Bununla birlikte gerçek ve tüzel kişi tacirler, gerek ticarî defterlerini tutarken, gerek münferit ve konsolide finansal tablolarını düzenlerken, Türkiye Muhasebe Standartları Kurulu tarafından yayımlanan, Türkiye Muhasebe Standartlarına, Kavramsal Çerçevede yer alan muhasebe ilkelerine ve bunların ayrılmaz parçası olan yorumlara aynen uymak ve bunları uygulamak zorundadırlar. Dolayısıyla tacirlerin düzenlemek zorunda oldukları mali tablolar bilanço ve gelir tablosu ile sınırlı değildir; ayrıca öz kaynak değişim tablosu ve nakit akış tablosunu da düzenlemeleri gerekmektedir.

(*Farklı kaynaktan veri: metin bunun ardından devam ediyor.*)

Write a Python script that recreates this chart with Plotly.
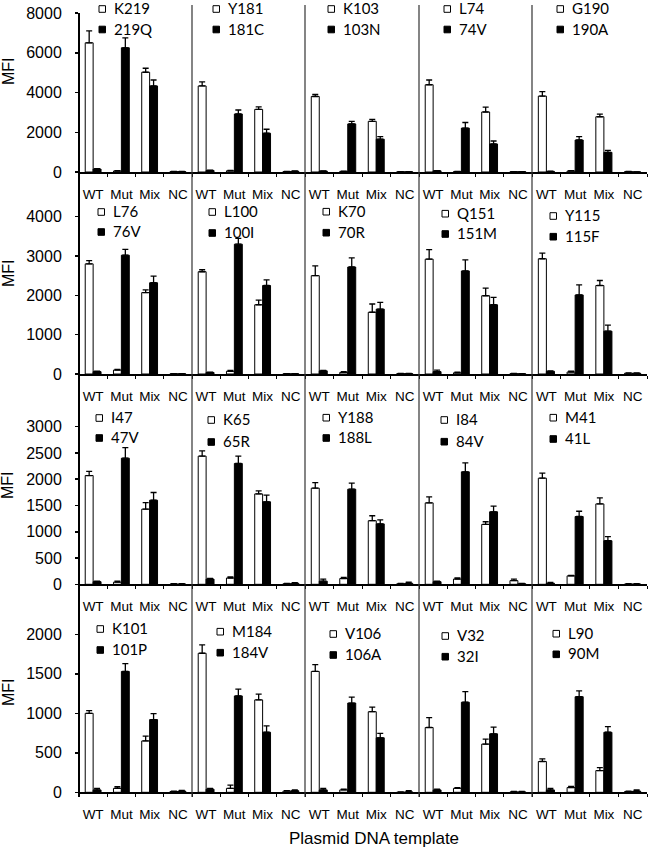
import plotly.graph_objects as go

W, H = 650, 847

categories = ["WT", "Mut", "Mix", "NC"]

wt_labels = ["K219", "Y181", "K103", "L74", "G190",
             "L76", "L100", "K70", "Q151", "Y115",
             "I47", "K65", "Y188", "I84", "M41",
             "K101", "M184", "V106", "V32", "L90"]
mut_labels = ["219Q", "181C", "103N", "74V", "190A",
              "76V", "100I", "70R", "151M", "115F",
              "47V", "65R", "188L", "84V", "41L",
              "101P", "184V", "106A", "32I", "90M"]

# white bars (wild-type probe) per panel: WT, Mut, Mix, NC
white_values = [[6500, 50, 5020, 20], [4330, 60, 3150, 20], [3800, 30, 2550, 10], [4390, 20, 3020, 15], [3820, 50, 2780, 20],
                [2800, 100, 2070, 5], [2600, 70, 1760, 5], [2500, 40, 1570, 10], [2920, 30, 1990, 10], [2930, 50, 2250, 20],
                [2070, 40, 1430, 5], [2440, 120, 1720, 10], [1830, 110, 1210, 10], [1550, 100, 1140, 70], [2020, 160, 1530, 5],
                [1000, 50, 650, 10], [1760, 50, 1170, 15], [1530, 30, 1020, 0], [820, 50, 610, 5], [390, 60, 275, 10]]
white_err = [[600, 20, 200, 10], [200, 20, 130, 10], [100, 10, 100, 5], [240, 10, 240, 5], [220, 20, 130, 5],
             [80, 20, 70, 5], [50, 20, 120, 5], [250, 20, 210, 5], [240, 20, 195, 5], [145, 20, 127, 5],
             [80, 20, 125, 5], [100, 20, 57, 5], [106, 20, 95, 5], [114, 20, 50, 30], [95, 10, 114, 5],
             [35, 20, 60, 5], [105, 40, 72, 5], [85, 10, 59, 5], [126, 10, 63, 5], [34, 15, 38, 5]]

# black bars (mutant probe)
black_values = [[150, 6250, 4330, 20], [80, 2920, 1950, 40], [50, 2420, 1650, 10], [60, 2210, 1410, 15], [30, 1610, 990, 5],
                [60, 3020, 2320, 5], [40, 3300, 2250, 5], [80, 2720, 1650, 10], [60, 2620, 1760, 5], [70, 2010, 1090, 20],
                [50, 2400, 1600, 5], [100, 2300, 1570, 20], [60, 1810, 1150, 20], [50, 2140, 1380, 10], [20, 1290, 830, 5],
                [30, 1530, 920, 15], [40, 1220, 760, 20], [30, 1130, 690, 5], [30, 1140, 740, 5], [30, 1210, 760, 15]]
black_err = [[20, 500, 300, 10], [10, 200, 200, 10], [10, 130, 130, 5], [10, 280, 150, 5], [10, 170, 100, 5],
             [10, 150, 170, 5], [10, 150, 145, 5], [10, 230, 170, 5], [40, 280, 186, 5], [10, 255, 153, 5],
             [10, 200, 147, 5], [10, 140, 127, 10], [40, 114, 76, 20], [10, 171, 108, 5], [15, 100, 76, 5],
             [20, 100, 76, 10], [10, 85, 80, 10], [20, 76, 55, 15], [10, 135, 85, 5], [20, 75, 71, 15]]

row_ymax = [8000, 4500, 3500, 2500]
row_ticks = [[0, 2000, 4000, 6000, 8000], [0, 1000, 2000, 3000, 4000],
             [0, 500, 1000, 1500, 2000, 2500, 3000], [0, 500, 1000, 1500, 2000]]

# ---- layout geometry (page pixels) ----
col_px = [(79, 192), (192, 305), (305, 419), (419, 532), (532, 647)]
row_zero_px = [172, 374, 584.3, 792.3]
row_top_px = [13, 197.0, 400.4, 594.8]
leg_sq_off = [20, 21, 23, 25, 25, 19, 17, 18, 23, 18, 17, 16, 18, 22, 18, 18, 25, 25, 23, 21]
leg_y = [(8, 28.5)] * 5 + [(211, 231), (211, 232), (210.7, 231.7), (212.7, 233), (215, 235.7),
                           (417, 437), (419, 441), (416.7, 437), (419, 440.7), (416.7, 438),
                           (628, 649), (630.7, 651.7), (633, 654), (635, 655.7), (632.7, 653.3)]
mfi_y = [71, 273, 485, 692]

FONT = "Liberation Sans, Arial, sans-serif"
LEGFONT = "Lato, Carlito, sans-serif"

def px_x(p):
    return p / W

def px_y(p):
    return 1 - p / H

fig = go.Figure()
layout = dict(
    width=W, height=H, margin=dict(l=0, r=0, t=0, b=0, autoexpand=False),
    paper_bgcolor="white", plot_bgcolor="white",
    barmode="group", bargap=0.44, bargroupgap=0.0, showlegend=False,
    font=dict(family=FONT, color="black"),
)
shapes = []
annotations = []

for i in range(20):
    r, c = divmod(i, 5)
    n = i + 1
    xa = "x" if n == 1 else f"x{n}"
    ya = "y" if n == 1 else f"y{n}"
    fig.add_trace(go.Bar(
        x=categories, y=white_values[i], xaxis=xa, yaxis=ya,
        marker=dict(color="white", line=dict(color="black", width=1)),
        error_y=dict(type="data", symmetric=False, array=white_err[i], arrayminus=[0] * 4,
                     color="black", thickness=1.3, width=3),
        name=wt_labels[i]))
    fig.add_trace(go.Bar(
        x=categories, y=black_values[i], xaxis=xa, yaxis=ya,
        marker=dict(color="black", line=dict(color="black", width=1)),
        error_y=dict(type="data", symmetric=False, array=black_err[i], arrayminus=[0] * 4,
                     color="black", thickness=1.3, width=3),
        name=mut_labels[i]))
    x0, x1 = col_px[c]
    layout["xaxis" if n == 1 else f"xaxis{n}"] = dict(
        domain=[px_x(x0), px_x(x1)], anchor=ya, type="category",
        range=[-0.5, 3.5], showline=True, linecolor="black", linewidth=1.5,
        ticks="outside", tickson="boundaries", ticklen=3, tickcolor="black",
        tickangle=0, automargin=False, ticklabelstandoff=9,
        tickfont=dict(size=13.5, family=FONT), showgrid=False, zeroline=False,
        fixedrange=True)
    yax = dict(
        domain=[px_y(row_zero_px[r]), px_y(row_top_px[r])], anchor=xa,
        range=[0, row_ymax[r]], showline=False, showgrid=False, zeroline=False,
        automargin=False, fixedrange=True)
    if c == 0:
        yax.update(tickmode="array", tickvals=row_ticks[r],
                   ticktext=[str(v) for v in row_ticks[r]],
                   ticks="outside", ticklen=3, tickcolor="black", tickwidth=1.5,
                   tickfont=dict(size=16, family=FONT), ticklabelstandoff=10)
    else:
        yax.update(showticklabels=False, ticks="")
    layout["yaxis" if n == 1 else f"yaxis{n}"] = yax

    # legend keys
    sx = x0 + leg_sq_off[i]
    ty1, ty2 = leg_y[i]
    for ty, fillc, txt in [(ty1, "white", wt_labels[i]), (ty2, "black", mut_labels[i])]:
        cy = ty + 1
        shapes.append(dict(type="rect", xref="paper", yref="paper",
                           x0=px_x(sx), x1=px_x(sx + 6.5), y0=px_y(cy + 3.3), y1=px_y(cy - 3.3),
                           fillcolor=fillc, line=dict(color="black", width=1)))
        annotations.append(dict(xref="paper", yref="paper", x=px_x(sx + 13), y=px_y(ty),
                                text=txt, showarrow=False, xanchor="left", yanchor="middle",
                                font=dict(size=15, family=LEGFONT, color="black")))

# vertical panel dividers / left axis
for k, (x0, _) in enumerate(col_px):
    shapes.append(dict(type="line", xref="paper", yref="paper",
                       x0=px_x(x0), x1=px_x(x0), y0=px_y(13 if k == 0 else 5), y1=px_y(797),
                       line=dict(color="black" if k == 0 else "#333333", width=2 if k == 0 else 1.2)))

for r in range(4):
    annotations.append(dict(xref="paper", yref="paper", x=px_x(8), y=px_y(mfi_y[r]),
                            text="MFI", showarrow=False, textangle=-90,
                            xanchor="center", yanchor="middle",
                            font=dict(size=16, family=FONT, color="black")))

annotations.append(dict(xref="paper", yref="paper", x=px_x(373.5), y=px_y(838),
                        text="Plasmid DNA template", showarrow=False,
                        xanchor="center", yanchor="middle",
                        font=dict(size=17, family=FONT, color="black")))

layout["shapes"] = shapes
layout["annotations"] = annotations
fig.update_layout(**layout)
fig.write_html("out.html", config={"displayModeBar": False, "staticPlot": True},
               post_script="document.body.style.margin='0px';document.body.style.overflow='hidden';")
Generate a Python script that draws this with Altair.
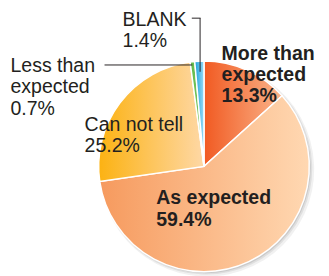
import altair as alt
import pandas as pd

categories = ["More than expected", "As expected", "Can not tell", "Less than expected", "BLANK"]
names = ["More than\nexpected", "As expected", "Can not tell", "Less than\nexpected", "BLANK"]
values = [13.3, 59.4, 25.2, 0.7, 1.4]
order = [1, 2, 3, 4, 5]

df = pd.DataFrame({"category": categories, "name": names, "value": values, "order": order})

FONT = "Liberation Sans"
CX, CY, R = 201, 159, 108

base = alt.Chart(df).transform_window(
    cum="sum(value)", sort=[alt.SortField("order")], frame=[None, 0]
).transform_calculate(start="datum.cum - datum.value")

theta = alt.Theta("start:Q", scale=alt.Scale(domain=[0, 100]))
theta2 = alt.Theta2("cum:Q")


def grad(c1, c2):
    return alt.LinearGradient(
        gradient="linear",
        stops=[alt.GradientStop(color=c1, offset=0), alt.GradientStop(color=c2, offset=1)],
        x1=0, x2=1, y1=0, y2=0,
    )


fills = {
    "More than expected": grad("#F15A22", "#FAB48A"),
    "As expected": grad("#F69A5E", "#FFD8B2"),
    "Can not tell": grad("#FCB212", "#FED8A6"),
    "Less than expected": grad("#5DB846", "#8FCF6E"),
    "BLANK": grad("#169FDB", "#9ADCF6"),
}

layers = []
# soft shadow
for dx, rr, op in [(3, R + 2, 0.10), (2, R + 1, 0.15), (1.5, R, 0.2)]:
    layers.append(
        base.mark_arc(radius=rr, fill="#7a7a7a", opacity=op).encode(
            theta=theta, theta2=theta2, x=alt.value(CX + dx), y=alt.value(CY + dx)
        )
    )

for cat in categories:
    layers.append(
        base.transform_filter(alt.datum.category == cat)
        .mark_arc(radius=R, fill=fills[cat], stroke="white", strokeWidth=1.5)
        .encode(theta=theta, theta2=theta2, x=alt.value(CX), y=alt.value(CY))
    )

label_pos = {
    "More than expected": (219, 49.5, "bold"),
    "As expected": (152, 198, "bold"),
    "Can not tell": (78.5, 122.7, "normal"),
    "Less than expected": (2.5, 62, "normal"),
    "BLANK": (117.5, 14.7, "normal"),
}

for cat in categories:
    x, y, w = label_pos[cat]
    layers.append(
        alt.Chart(df)
        .transform_filter(alt.datum.category == cat)
        .transform_calculate(label="datum.name + '\\n' + format(datum.value, '.1f') + '%'")
        .mark_text(
            align="left", baseline="alphabetic", font=FONT, fontSize=20,
            fontWeight=w, color="#231F20", lineBreak="\n", lineHeight=22,
        )
        .encode(text="label:N", x=alt.value(x), y=alt.value(y))
    )

one = alt.Data(values=[{"k": 1}])
rule_style = dict(color="#231F20", strokeWidth=1)
layers.append(alt.Chart(one).mark_rule(**rule_style).encode(
    x=alt.value(99), x2=alt.value(189), y=alt.value(55), y2=alt.value(55)))
layers.append(alt.Chart(one).mark_rule(**rule_style).encode(
    x=alt.value(188.5), x2=alt.value(197.5), y=alt.value(7), y2=alt.value(7)))
layers.append(alt.Chart(one).mark_rule(**rule_style).encode(
    x=alt.value(197), x2=alt.value(197), y=alt.value(7), y2=alt.value(62)))

chart = alt.layer(*layers).properties(
    width=321, height=268, padding=0, autosize="none"
).configure_view(strokeWidth=0)

chart.save("out.html", embed_options={"renderer": "svg", "actions": False})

Kanun, düzenlenecek mali tablolar bakımından açıkladığımız “genel hükümler” dışında, şahıs şirketleri için sadece “bilanço”dan, sermaye şirketleri için de Türkiye Muhasebe Standartlarında öngörülmüş mali tablolardan bahseden hükümler içermektedir. Dolayısıyla düzenlenecek mali tablolar bakımından özellikle kolektif şirketlerin tasfiyesine ilişkin hükümler, düzenlenme sistematiği yönünden sorunlar içermektedir.
Şirketler topluluğu kapsamında konsolide mali tabloların düzenlenmesi de gereklidir. Konsolide finansal tabloları hazırlamakla yükümlü işletmeler ile, konsolidasyon kapsamına giren işletmelerin belirlenmesinde ve ilgili diğer konularda Türkiye Muhasebe Standartlarındaki konuya ilişkin düzenlemeler geçerlidir.